When the indentured system was abolished, many people, especially the later arrivals, became destitute, without land or repatriation. In fact, many immigrants themselves were unwilling to return to India due to insecurity. Reconnecting with the homeland was not a possibility to be envisaged. Naipaul very aptly describes the plight of those migrants in a touching passage in ‘A House for Mr Biswas’:
“They could not speak English and were not interested in the land where they lived; it was a place where they had come for a short time and stayed longer than they expected. They continually talked of going back to India, but when the opportunity came, many refused, afraid of the unknown, afraid to leave the familiar temporariness.”
The life of the protagonist, Mr Biswas, as he struggles to preserve his own identity in an alien environment and tries to forge an authentic selfhood, almost mirrors overseas Indians’ relentless struggle against the forces that try to subdue their individuality as they search for their own roots in the sociocultural environment around them. The Indian diaspora are called upon to reproduce their culture, their way of life, their customs, traditions, rituals, and philosophy in an often hostile environment, as was evident during the campaign for our Independence where slogans such as ‘envelopper nou pa le’, etc.
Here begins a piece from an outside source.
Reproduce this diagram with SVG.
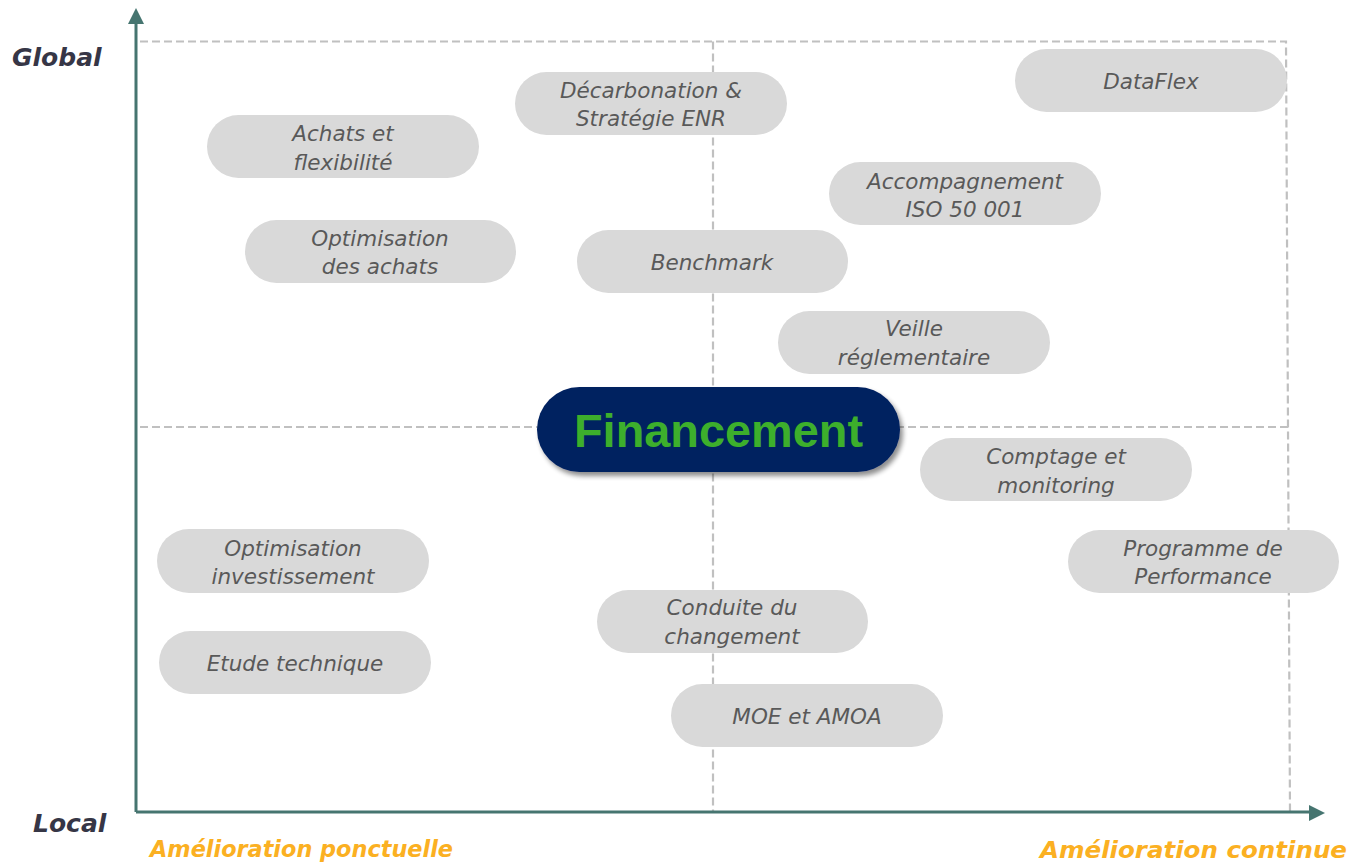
<svg xmlns="http://www.w3.org/2000/svg" width="1351" height="864" viewBox="0 0 1351 864">
<style>
.grid{fill:none;stroke:#c0c0c0;stroke-width:2.2;stroke-dasharray:8 4}
.axis{stroke:#467570;stroke-width:3;fill:none}
.pill{fill:#d9d9d9}
.pt{font-family:"DejaVu Sans",sans-serif;font-style:oblique;font-size:21.5px;fill:#595959;text-anchor:middle}
.ax{font-family:"DejaVu Sans",sans-serif;font-style:oblique;font-weight:bold;font-size:25px;fill:#363646}
.or{font-family:"DejaVu Sans",sans-serif;font-style:oblique;font-weight:bold;font-size:23px;fill:#fbb022}
</style>
<defs>
<filter id="sh" x="-10%" y="-20%" width="125%" height="150%">
<feGaussianBlur in="SourceAlpha" stdDeviation="2.5"/>
<feOffset dx="3" dy="4"/>
<feComponentTransfer><feFuncA type="linear" slope="0.45"/></feComponentTransfer>
<feMerge><feMergeNode/><feMergeNode in="SourceGraphic"/></feMerge>
</filter>
</defs>
<rect width="1351" height="864" fill="#ffffff"/>
<g id="connectors">
<path class="grid" d="M140 41.5 H1286 L1290 812"/>
<path class="grid" d="M713 41.5 V812"/>
<path class="grid" d="M140 427 H1290"/>
<path class="axis" d="M136 812 V22 M136 812 H1311"/>
<polygon points="136,8 128,24 144,24" fill="#467570"/>
<polygon points="1325,813 1309,805 1309,821" fill="#467570"/>
</g>
<g id="labels">
<text class="ax" x="12" y="66">Global</text>
<text class="ax" x="33" y="832">Local</text>
<text class="or" x="150" y="857" textLength="303" lengthAdjust="spacingAndGlyphs">Amélioration ponctuelle</text>
<text class="or" x="1040" y="858" textLength="307" lengthAdjust="spacingAndGlyphs">Amélioration continue</text>
</g>
<g id="n-achats"><rect class="pill" x="207" y="115" width="272" height="63" rx="31.5"/><text class="pt" x="343" y="141">Achats et</text><text class="pt" x="343" y="170">flexibilité</text></g>
<g id="n-decarbonation"><rect class="pill" x="515" y="72" width="272" height="63" rx="31.5"/><text class="pt" x="651" y="98">Décarbonation &amp;</text><text class="pt" x="651" y="126">Stratégie ENR</text></g>
<g id="n-dataflex"><rect class="pill" x="1015" y="49" width="272" height="63" rx="31.5"/><text class="pt" x="1151" y="89">DataFlex</text></g>
<g id="n-iso"><rect class="pill" x="829" y="162" width="272" height="63" rx="31.5"/><text class="pt" x="965" y="189">Accompagnement</text><text class="pt" x="965" y="217">ISO 50 001</text></g>
<g id="n-optachats"><rect class="pill" x="245" y="220" width="271" height="63" rx="31.5"/><text class="pt" x="380" y="246">Optimisation</text><text class="pt" x="380" y="274">des achats</text></g>
<g id="n-benchmark"><rect class="pill" x="577" y="230" width="271" height="63" rx="31.5"/><text class="pt" x="712" y="270">Benchmark</text></g>
<g id="n-veille"><rect class="pill" x="778" y="311" width="272" height="63" rx="31.5"/><text class="pt" x="914" y="336">Veille</text><text class="pt" x="914" y="365">réglementaire</text></g>
<g id="n-financement"><rect x="537" y="387" width="363" height="85" rx="42.5" fill="#002060" filter="url(#sh)"/><text x="718.5" y="447" text-anchor="middle" font-family="'Liberation Sans',sans-serif" font-weight="bold" font-size="47" fill="#3daf2c" textLength="289" lengthAdjust="spacingAndGlyphs">Financement</text></g>
<g id="n-comptage"><rect class="pill" x="920" y="438" width="272" height="63" rx="31.5"/><text class="pt" x="1056" y="464">Comptage et</text><text class="pt" x="1056" y="493">monitoring</text></g>
<g id="n-programme"><rect class="pill" x="1068" y="530" width="271" height="63" rx="31.5"/><text class="pt" x="1203" y="556">Programme de</text><text class="pt" x="1203" y="584">Performance</text></g>
<g id="n-optinv"><rect class="pill" x="157" y="529" width="272" height="64" rx="32"/><text class="pt" x="293" y="556">Optimisation</text><text class="pt" x="293" y="584">investissement</text></g>
<g id="n-conduite"><rect class="pill" x="597" y="590" width="271" height="63" rx="31.5"/><text class="pt" x="732" y="615">Conduite du</text><text class="pt" x="732" y="644">changement</text></g>
<g id="n-etude"><rect class="pill" x="159" y="631" width="272" height="63" rx="31.5"/><text class="pt" x="295" y="671">Etude technique</text></g>
<g id="n-moe"><rect class="pill" x="671" y="684" width="272" height="63" rx="31.5"/><text class="pt" x="807" y="724">MOE et AMOA</text></g>
</svg>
Naipaul, who is himself a third generation Indian migrant, echoes the attitudes of many of our own Mauritian people of Indian origin, especially the youngsters, when he says,
“I barely understood the rituals and ceremonies I grew up with… my Hinduism was really an attachment to my family.”
The Indian diaspora, like everyone else, are now living in the age of globalization which destabilises a firm understanding of individual and group identity because it blurs the boundaries between socio-political entities – such as citizens and nation-states through processes of migration. As a reaction to the destabilization of identity and the need of members of the diaspora to define their identity within their countries of migration, the Indian diaspora have to learn to live in what Homi Bhabha calls the ‘third space’, where there exists an intermingling of cultures, which is already a work in progress in Mauritius. They need to move away from reductive and ‘essentialist’ notions of culture and nation, and become part of a transnational culture where they transcend old concepts of boundaries and frontiers.